Figure 1: Map indicatively highlighting tropical regions in red.
Higher deviations between satellite models and solar measurements in the tropics affects the accuracy and reliability of solar resource assessments and forecasts, which are essential for optimizing the financing, design, construction, and operation of solar power assets.
According to Solargis’ analysis, by improving the quality and availability of ground-based measurements in tropical regions, solar developers and investors can unlock the enormous potential contained within these markets.
Solargis’ analysis is backed up by a recently published benchmarking report from the International Energy Agency (IEA). The IEA research also found that Solargis’ models demonstrate the highest levels of accuracy and reliability globally, with the highest accuracy in subtropical and tropical regions across the 129 sites tested worldwide.

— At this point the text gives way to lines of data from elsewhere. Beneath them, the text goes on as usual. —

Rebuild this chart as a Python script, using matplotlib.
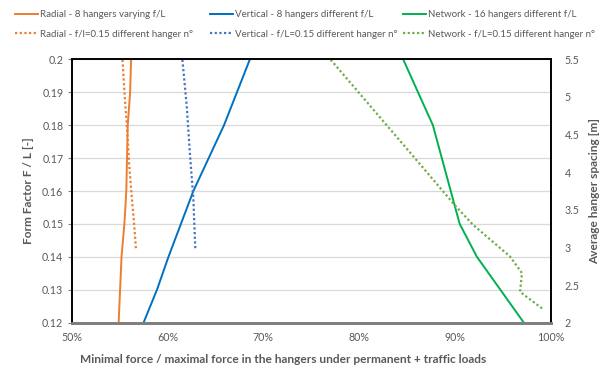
import matplotlib
matplotlib.use("Agg")
import matplotlib.pyplot as plt
from matplotlib.ticker import FuncFormatter, MultipleLocator

plt.rcParams['font.family'] = ['Lato', 'DejaVu Sans']

# Form factor series (left axis): ratio in % vs F/L
radial_fl = [0.12, 0.14, 0.15, 0.16, 0.18, 0.19, 0.20]
radial_ratio = [54.9, 55.2, 55.5, 55.7, 55.85, 56.1, 56.2]

vertical_fl = [0.12, 0.13, 0.14, 0.16, 0.18, 0.20]
vertical_ratio = [57.5, 58.9, 60.1, 62.7, 65.9, 68.6]

network_fl = [0.12, 0.14, 0.15, 0.18, 0.20]
network_ratio = [97.2, 92.3, 90.5, 87.7, 84.6]

# Hanger-number series at f/L=0.15 (right axis): ratio in % vs spacing [m]
radial_sp = [2.99, 3.34, 3.70, 4.10, 4.54, 4.98, 5.5]
radial_sp_ratio = [56.7, 56.5, 56.25, 56.0, 55.8, 55.55, 55.3]

vertical_sp = [2.99, 3.65, 4.23, 4.89, 5.5]
vertical_sp_ratio = [62.9, 62.7, 62.35, 62.0, 61.55]

network_sp = [2.19, 2.41, 2.66, 2.88, 3.30, 3.56, 4.10, 5.5]
network_sp_ratio = [99.1, 96.8, 97.0, 95.75, 91.9, 90.0, 86.4, 77.0]

x_ticks = [50, 60, 70, 80, 90, 100]

ORANGE = '#ED7D31'
BLUE = '#0070C0'
BLUE_DOT = '#4472C4'
GREEN = '#00B050'
GREEN_DOT = '#70AD47'
TXT = '#595959'

W, H = 600, 376
fig = plt.figure(figsize=(W / 100, H / 100), dpi=100)
ax = fig.add_axes([71.7 / W, 1 - 322.7 / H, (550.7 - 71.7) / W, (322.7 - 59.3) / H])
ax2 = ax.twinx()

lw = 1.4
dot = (0, (1, 1.1))
h1, = ax.plot(radial_ratio, radial_fl, color=ORANGE, lw=lw)
h3, = ax.plot(vertical_ratio, vertical_fl, color=BLUE, lw=lw)
h5, = ax.plot(network_ratio, network_fl, color=GREEN, lw=lw)
h2, = ax2.plot(radial_sp_ratio, radial_sp, color=ORANGE, lw=1.6, linestyle=dot)
h4, = ax2.plot(vertical_sp_ratio, vertical_sp, color=BLUE_DOT, lw=1.6, linestyle=dot)
h6, = ax2.plot(network_sp_ratio, network_sp, color=GREEN_DOT, lw=1.6, linestyle=dot)

ax.set_xlim(50, 100)
ax.set_ylim(0.12, 0.20)
ax2.set_ylim(2, 5.5)
ax.set_xticks(x_ticks)
ax.xaxis.set_major_formatter(FuncFormatter(lambda v, p: f"{v:.0f}%"))
ax.yaxis.set_major_locator(MultipleLocator(0.01))
ax.yaxis.set_major_formatter(FuncFormatter(lambda v, p: "0.2" if abs(v - 0.2) < 1e-9 else f"{v:.2f}"))
ax2.yaxis.set_major_locator(MultipleLocator(0.5))
ax2.yaxis.set_major_formatter(FuncFormatter(lambda v, p: f"{v:g}"))

ax.grid(axis='y', color='#D9D9D9', lw=0.9)
ax.set_axisbelow(True)

for a in (ax, ax2):
    for s in ('left', 'top', 'right'):
        a.spines[s].set_color('black')
        a.spines[s].set_linewidth(1.2)
    a.spines['bottom'].set_color('#7F7F7F')
    a.spines['bottom'].set_linewidth(2.0)

ax.tick_params(axis='y', which='both', length=3, width=0.8, color='#7F7F7F',
               labelsize=7.7, labelcolor=TXT, pad=3)
ax.tick_params(axis='x', length=0, labelsize=7.7, labelcolor=TXT, pad=7)
ax2.tick_params(axis='y', length=0, labelsize=7.7, labelcolor=TXT, pad=10)

ax.set_xlabel("Minimal force / maximal force in the hangers under permanent + traffic loads",
              fontsize=8.6, fontweight='bold', color=TXT)
ax.xaxis.set_label_coords((283 - 71.7) / (550.7 - 71.7), -0.117)
ax.set_ylabel("Form Factor F / L [-]", fontsize=8.6, fontweight='bold', color=TXT, labelpad=6)
ax2.set_ylabel("Average hanger spacing [m]", fontsize=8.6, fontweight='bold', color=TXT, labelpad=7)

# Legend: three fixed-width columns, two entries each
columns = [
    ([h1, h2], ["Radial - 8 hangers varying f/L",
                "Radial - f/l=0.15 different hanger n°"], 15),
    ([h3, h4], ["Vertical - 8 hangers different f/L",
                "Vertical - f/L=0.15 different hanger n°"], 210),
    ([h5, h6], ["Network - 16 hangers different f/L",
                "Network - f/L=0.15 different hanger n°"], 403),
]
for hs, labs, x0 in columns:
    fig.legend(hs, labs, loc='upper left', bbox_to_anchor=(x0 / W, 1 - 10 / H),
               frameon=False, fontsize=7.0, handlelength=2.4, handletextpad=0.2,
               labelspacing=1.1, labelcolor=TXT, borderpad=0, borderaxespad=0)

fig.savefig("out.png", dpi=100)
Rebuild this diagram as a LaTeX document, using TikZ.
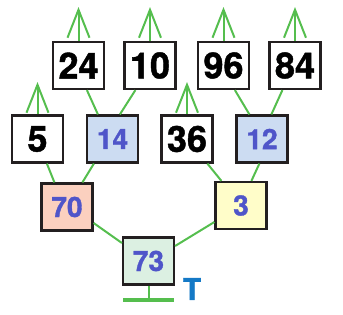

Figure 2: 92% and 84% of temperate/subtropical and tropical sites, respectively, fall within a ±4% bias using Solargis model.
The tropics generally receive lot of solar energy but are also affected by complex geography and climate. Solar irradiance variability is influenced by multiple factors, including fast moving and scattered clouds, dynamic changes of aerosols - enhanced by extensive forest fires, industrial growth and agricultural extensification - and by strong precipitation patterns. This affects accuracy of solar modeling as well as ground measurements.
The accuracy of solar modeling in the tropics can be increased through the buildout of more high-quality solar meteorological stations, subsequently utilized during the project development phase.
Solar irradiance models can better address complex and fast changing patterns of solar resource by inputting high-resolution meteorological and solar data from more measurement stations.
Beyond public facilities owned by scientific research centres or universities, there is a notable scarcity of ground-based solar measurement stations from which to draw useful data. As a result, developers often privately invest in their own ground measurement systems within the design phase of their PV project.
These are costly to maintain in remote areas, needing infrastructure investment as well as a specialist workforce to take the project from initial development through to operation. Additionally, this can cause project delays as it takes around 2 to 3 years until a significant amount of reliable and accurate data is available.